Work to complete: Below this line are records; write out exactly the lines from the one containing "Convert this diagram to TikZ code." through the one containing "(b7) at (120,422)", with the pictures left out.

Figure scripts
>> START
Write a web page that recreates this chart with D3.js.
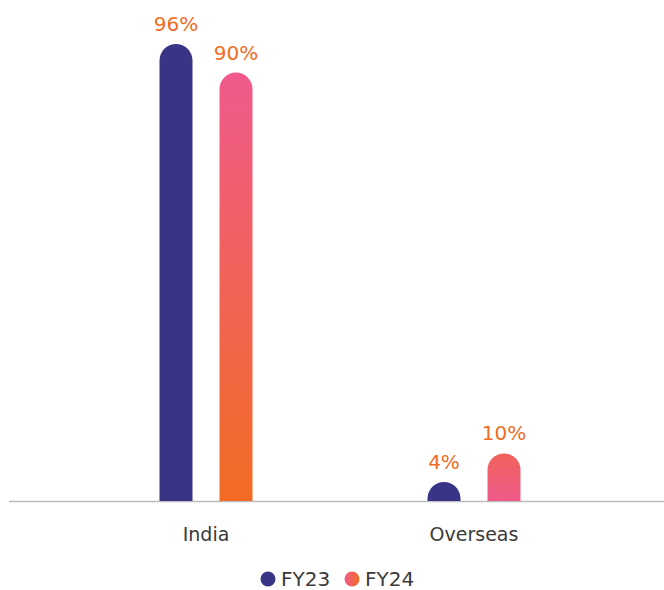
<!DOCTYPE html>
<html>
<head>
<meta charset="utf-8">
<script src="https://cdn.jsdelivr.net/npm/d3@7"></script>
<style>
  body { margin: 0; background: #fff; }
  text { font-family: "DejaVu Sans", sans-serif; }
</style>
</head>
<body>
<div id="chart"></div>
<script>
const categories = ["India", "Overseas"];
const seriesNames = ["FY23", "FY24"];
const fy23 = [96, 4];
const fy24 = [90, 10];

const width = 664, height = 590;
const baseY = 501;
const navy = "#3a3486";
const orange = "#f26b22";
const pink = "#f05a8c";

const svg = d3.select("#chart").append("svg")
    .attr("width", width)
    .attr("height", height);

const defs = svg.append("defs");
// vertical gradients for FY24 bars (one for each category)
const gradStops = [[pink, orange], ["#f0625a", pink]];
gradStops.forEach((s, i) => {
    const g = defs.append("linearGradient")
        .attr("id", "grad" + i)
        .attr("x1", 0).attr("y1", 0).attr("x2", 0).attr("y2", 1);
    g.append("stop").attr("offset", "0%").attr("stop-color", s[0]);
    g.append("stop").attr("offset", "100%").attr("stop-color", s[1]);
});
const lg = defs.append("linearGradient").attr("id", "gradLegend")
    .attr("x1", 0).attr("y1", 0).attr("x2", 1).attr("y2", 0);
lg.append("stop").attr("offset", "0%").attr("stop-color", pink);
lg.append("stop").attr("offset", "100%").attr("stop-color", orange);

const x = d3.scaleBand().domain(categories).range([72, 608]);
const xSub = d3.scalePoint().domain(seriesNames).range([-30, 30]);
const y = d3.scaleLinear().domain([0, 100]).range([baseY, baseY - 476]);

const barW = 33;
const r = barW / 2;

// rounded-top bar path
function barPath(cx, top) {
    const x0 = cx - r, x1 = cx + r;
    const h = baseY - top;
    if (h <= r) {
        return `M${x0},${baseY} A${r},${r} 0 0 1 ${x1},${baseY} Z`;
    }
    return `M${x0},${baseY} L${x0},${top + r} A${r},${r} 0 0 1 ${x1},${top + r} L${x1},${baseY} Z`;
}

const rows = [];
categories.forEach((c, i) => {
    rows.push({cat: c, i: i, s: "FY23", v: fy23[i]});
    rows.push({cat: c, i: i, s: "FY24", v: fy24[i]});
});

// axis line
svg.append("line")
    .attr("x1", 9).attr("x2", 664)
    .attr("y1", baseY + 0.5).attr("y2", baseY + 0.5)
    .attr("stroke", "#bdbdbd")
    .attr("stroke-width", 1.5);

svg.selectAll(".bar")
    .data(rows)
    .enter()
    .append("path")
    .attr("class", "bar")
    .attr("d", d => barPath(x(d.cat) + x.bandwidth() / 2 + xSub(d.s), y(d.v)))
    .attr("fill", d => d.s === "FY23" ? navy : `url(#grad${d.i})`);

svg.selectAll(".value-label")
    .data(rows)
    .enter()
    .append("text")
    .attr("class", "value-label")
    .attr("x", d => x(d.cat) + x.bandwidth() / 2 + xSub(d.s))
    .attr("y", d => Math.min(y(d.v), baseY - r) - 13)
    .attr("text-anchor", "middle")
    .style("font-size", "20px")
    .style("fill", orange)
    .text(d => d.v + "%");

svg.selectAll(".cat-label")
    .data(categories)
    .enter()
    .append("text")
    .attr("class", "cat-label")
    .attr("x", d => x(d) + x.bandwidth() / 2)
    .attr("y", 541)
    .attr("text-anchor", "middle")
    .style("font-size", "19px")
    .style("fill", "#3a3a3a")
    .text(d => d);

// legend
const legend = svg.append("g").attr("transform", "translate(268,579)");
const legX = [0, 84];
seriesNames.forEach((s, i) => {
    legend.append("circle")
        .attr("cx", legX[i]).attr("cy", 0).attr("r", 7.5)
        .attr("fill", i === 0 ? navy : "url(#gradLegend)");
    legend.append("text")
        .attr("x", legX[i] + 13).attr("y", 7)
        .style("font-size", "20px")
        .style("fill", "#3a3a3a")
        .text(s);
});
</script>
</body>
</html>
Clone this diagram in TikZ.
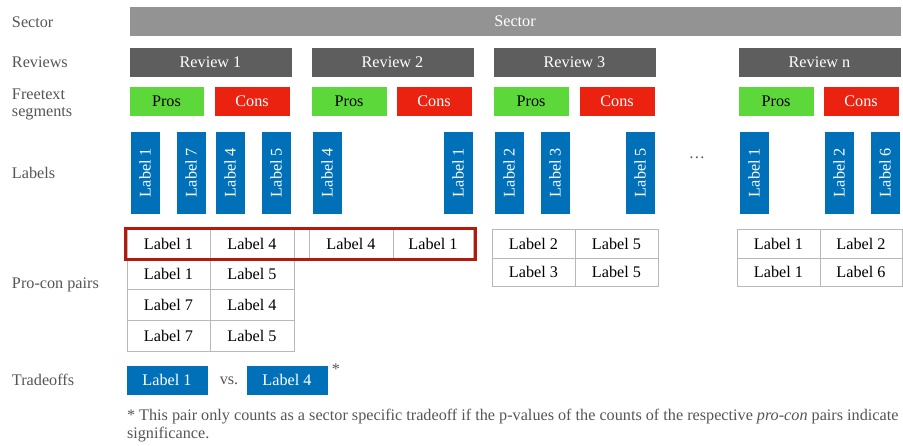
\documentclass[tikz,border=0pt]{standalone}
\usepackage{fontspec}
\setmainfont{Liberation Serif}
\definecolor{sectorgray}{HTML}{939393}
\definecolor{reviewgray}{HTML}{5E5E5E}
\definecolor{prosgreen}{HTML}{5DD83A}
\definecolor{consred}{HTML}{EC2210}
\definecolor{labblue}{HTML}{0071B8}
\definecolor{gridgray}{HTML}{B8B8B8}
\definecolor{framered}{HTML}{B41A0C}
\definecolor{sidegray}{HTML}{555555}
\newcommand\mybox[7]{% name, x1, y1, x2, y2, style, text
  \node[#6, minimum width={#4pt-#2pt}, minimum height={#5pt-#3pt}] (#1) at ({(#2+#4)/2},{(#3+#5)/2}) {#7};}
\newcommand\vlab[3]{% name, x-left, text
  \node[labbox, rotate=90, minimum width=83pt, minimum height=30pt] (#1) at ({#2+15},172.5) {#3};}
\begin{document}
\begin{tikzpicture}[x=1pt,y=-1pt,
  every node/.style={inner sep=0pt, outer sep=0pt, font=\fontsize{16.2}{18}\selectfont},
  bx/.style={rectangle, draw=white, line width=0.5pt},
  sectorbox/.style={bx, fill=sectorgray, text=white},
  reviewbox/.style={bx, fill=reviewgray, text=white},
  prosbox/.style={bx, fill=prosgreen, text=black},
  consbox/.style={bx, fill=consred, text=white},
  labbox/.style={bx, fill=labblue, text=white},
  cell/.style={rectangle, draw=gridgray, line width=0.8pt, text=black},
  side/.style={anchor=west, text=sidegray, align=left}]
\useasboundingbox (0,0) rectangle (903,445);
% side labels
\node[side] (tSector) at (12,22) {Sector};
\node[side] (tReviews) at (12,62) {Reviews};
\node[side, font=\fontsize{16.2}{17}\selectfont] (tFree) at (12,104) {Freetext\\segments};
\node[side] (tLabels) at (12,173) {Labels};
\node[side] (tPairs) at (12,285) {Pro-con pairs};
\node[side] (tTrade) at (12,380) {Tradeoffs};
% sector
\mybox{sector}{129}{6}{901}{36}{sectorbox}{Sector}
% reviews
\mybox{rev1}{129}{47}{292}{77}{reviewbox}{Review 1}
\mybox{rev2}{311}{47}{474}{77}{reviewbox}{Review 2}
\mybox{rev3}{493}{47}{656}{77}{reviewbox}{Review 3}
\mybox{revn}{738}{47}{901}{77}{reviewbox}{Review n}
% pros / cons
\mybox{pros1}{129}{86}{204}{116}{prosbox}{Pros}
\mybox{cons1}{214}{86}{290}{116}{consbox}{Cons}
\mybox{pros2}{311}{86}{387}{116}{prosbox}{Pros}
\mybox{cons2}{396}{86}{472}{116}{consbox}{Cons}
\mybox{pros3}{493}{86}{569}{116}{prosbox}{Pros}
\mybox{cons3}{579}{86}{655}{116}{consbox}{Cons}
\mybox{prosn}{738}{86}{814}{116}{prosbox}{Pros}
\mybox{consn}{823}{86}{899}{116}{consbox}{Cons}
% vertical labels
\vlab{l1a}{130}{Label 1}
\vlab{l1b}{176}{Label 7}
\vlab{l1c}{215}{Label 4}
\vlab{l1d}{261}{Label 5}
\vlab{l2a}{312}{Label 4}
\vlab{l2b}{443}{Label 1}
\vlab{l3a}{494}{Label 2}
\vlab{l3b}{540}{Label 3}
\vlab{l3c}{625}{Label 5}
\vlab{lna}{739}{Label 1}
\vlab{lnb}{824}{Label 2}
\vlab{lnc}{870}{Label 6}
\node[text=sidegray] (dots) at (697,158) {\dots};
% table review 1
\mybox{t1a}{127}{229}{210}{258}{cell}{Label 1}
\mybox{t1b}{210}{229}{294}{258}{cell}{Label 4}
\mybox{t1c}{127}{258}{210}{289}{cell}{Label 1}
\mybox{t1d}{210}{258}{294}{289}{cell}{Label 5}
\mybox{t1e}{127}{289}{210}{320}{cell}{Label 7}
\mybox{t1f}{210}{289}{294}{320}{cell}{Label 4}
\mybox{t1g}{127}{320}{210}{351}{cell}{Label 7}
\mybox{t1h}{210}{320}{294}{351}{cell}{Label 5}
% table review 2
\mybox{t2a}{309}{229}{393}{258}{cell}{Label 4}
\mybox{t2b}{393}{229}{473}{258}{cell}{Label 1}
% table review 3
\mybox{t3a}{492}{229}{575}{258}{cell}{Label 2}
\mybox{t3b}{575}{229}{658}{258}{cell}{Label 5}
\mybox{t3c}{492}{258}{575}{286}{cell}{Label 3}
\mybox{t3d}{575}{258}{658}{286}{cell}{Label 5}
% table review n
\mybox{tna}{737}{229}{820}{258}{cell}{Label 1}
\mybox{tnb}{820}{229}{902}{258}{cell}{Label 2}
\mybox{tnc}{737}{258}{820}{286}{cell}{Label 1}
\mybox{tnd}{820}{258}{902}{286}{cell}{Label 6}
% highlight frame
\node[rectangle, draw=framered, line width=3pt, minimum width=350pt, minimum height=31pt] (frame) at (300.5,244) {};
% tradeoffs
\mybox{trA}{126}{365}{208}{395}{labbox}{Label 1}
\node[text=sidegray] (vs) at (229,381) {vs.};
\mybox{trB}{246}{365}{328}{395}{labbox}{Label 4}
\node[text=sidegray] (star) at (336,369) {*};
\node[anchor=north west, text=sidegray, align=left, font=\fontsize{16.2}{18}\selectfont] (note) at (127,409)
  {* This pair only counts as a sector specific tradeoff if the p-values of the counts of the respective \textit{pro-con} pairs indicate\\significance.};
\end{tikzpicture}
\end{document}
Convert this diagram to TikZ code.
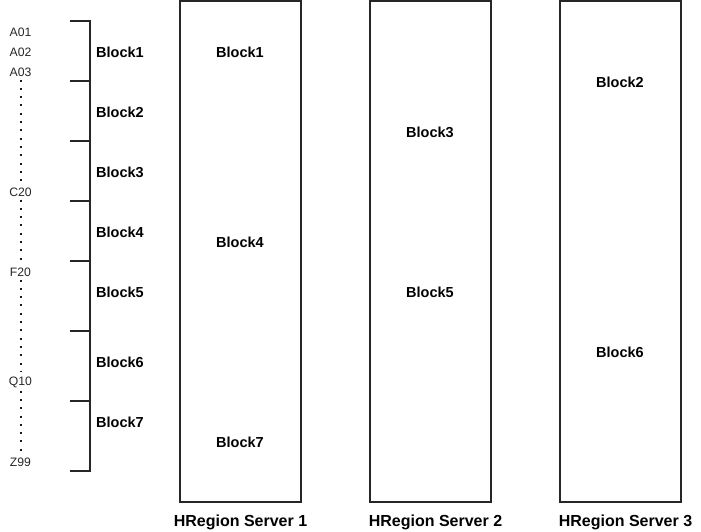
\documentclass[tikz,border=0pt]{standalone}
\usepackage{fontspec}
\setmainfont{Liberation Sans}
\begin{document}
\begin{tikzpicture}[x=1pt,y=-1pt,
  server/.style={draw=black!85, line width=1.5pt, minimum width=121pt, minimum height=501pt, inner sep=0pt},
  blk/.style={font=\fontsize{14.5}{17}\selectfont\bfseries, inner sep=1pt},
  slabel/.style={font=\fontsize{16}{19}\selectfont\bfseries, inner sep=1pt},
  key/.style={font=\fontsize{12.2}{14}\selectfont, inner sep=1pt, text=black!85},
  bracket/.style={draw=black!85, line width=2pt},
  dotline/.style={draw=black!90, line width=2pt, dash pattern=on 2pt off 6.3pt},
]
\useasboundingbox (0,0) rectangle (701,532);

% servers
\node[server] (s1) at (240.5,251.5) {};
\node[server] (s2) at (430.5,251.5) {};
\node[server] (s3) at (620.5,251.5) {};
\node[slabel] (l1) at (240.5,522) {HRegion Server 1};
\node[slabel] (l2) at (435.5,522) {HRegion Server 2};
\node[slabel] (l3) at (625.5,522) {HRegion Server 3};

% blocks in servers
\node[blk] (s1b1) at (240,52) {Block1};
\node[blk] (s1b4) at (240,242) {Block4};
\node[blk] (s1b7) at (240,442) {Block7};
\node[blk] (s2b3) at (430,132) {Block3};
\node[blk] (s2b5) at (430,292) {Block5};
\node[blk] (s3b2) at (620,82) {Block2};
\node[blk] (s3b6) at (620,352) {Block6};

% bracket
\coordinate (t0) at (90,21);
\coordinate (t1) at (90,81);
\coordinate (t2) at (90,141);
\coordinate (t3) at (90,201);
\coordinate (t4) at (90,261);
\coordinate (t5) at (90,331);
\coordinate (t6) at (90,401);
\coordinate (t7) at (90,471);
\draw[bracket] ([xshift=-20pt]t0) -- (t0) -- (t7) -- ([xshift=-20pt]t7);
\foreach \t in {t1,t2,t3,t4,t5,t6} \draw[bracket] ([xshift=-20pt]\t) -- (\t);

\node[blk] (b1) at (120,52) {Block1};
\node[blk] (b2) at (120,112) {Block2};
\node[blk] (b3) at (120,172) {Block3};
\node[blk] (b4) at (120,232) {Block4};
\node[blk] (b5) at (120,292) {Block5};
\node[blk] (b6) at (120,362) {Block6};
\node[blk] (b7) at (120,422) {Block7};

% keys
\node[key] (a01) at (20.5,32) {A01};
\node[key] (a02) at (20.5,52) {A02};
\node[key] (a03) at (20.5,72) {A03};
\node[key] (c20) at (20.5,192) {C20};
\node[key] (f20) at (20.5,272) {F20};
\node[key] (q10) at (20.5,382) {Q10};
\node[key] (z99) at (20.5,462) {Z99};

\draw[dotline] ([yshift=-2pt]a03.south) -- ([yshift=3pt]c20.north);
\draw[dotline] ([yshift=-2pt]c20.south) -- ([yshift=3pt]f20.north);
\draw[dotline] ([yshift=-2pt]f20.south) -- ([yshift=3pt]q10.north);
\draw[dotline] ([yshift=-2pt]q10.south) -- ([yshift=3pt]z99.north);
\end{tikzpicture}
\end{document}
>> END
Written solution:
Convert this diagram to TikZ code.
\documentclass[tikz,border=0pt]{standalone}
\usepackage{fontspec}
\setmainfont{Liberation Sans}
\begin{document}
\begin{tikzpicture}[x=1pt,y=-1pt,
  server/.style={draw=black!85, line width=1.5pt, minimum width=121pt, minimum height=501pt, inner sep=0pt},
  blk/.style={font=\fontsize{14.5}{17}\selectfont\bfseries, inner sep=1pt},
  slabel/.style={font=\fontsize{16}{19}\selectfont\bfseries, inner sep=1pt},
  key/.style={font=\fontsize{12.2}{14}\selectfont, inner sep=1pt, text=black!85},
  bracket/.style={draw=black!85, line width=2pt},
  dotline/.style={draw=black!90, line width=2pt, dash pattern=on 2pt off 6.3pt},
]
\useasboundingbox (0,0) rectangle (701,532);

% servers
\node[server] (s1) at (240.5,251.5) {};
\node[server] (s2) at (430.5,251.5) {};
\node[server] (s3) at (620.5,251.5) {};
\node[slabel] (l1) at (240.5,522) {HRegion Server 1};
\node[slabel] (l2) at (435.5,522) {HRegion Server 2};
\node[slabel] (l3) at (625.5,522) {HRegion Server 3};

% blocks in servers
\node[blk] (s1b1) at (240,52) {Block1};
\node[blk] (s1b4) at (240,242) {Block4};
\node[blk] (s1b7) at (240,442) {Block7};
\node[blk] (s2b3) at (430,132) {Block3};
\node[blk] (s2b5) at (430,292) {Block5};
\node[blk] (s3b2) at (620,82) {Block2};
\node[blk] (s3b6) at (620,352) {Block6};

% bracket
\coordinate (t0) at (90,21);
\coordinate (t1) at (90,81);
\coordinate (t2) at (90,141);
\coordinate (t3) at (90,201);
\coordinate (t4) at (90,261);
\coordinate (t5) at (90,331);
\coordinate (t6) at (90,401);
\coordinate (t7) at (90,471);
\draw[bracket] ([xshift=-20pt]t0) -- (t0) -- (t7) -- ([xshift=-20pt]t7);
\foreach \t in {t1,t2,t3,t4,t5,t6} \draw[bracket] ([xshift=-20pt]\t) -- (\t);

\node[blk] (b1) at (120,52) {Block1};
\node[blk] (b2) at (120,112) {Block2};
\node[blk] (b3) at (120,172) {Block3};
\node[blk] (b4) at (120,232) {Block4};
\node[blk] (b5) at (120,292) {Block5};
\node[blk] (b6) at (120,362) {Block6};
\node[blk] (b7) at (120,422) {Block7};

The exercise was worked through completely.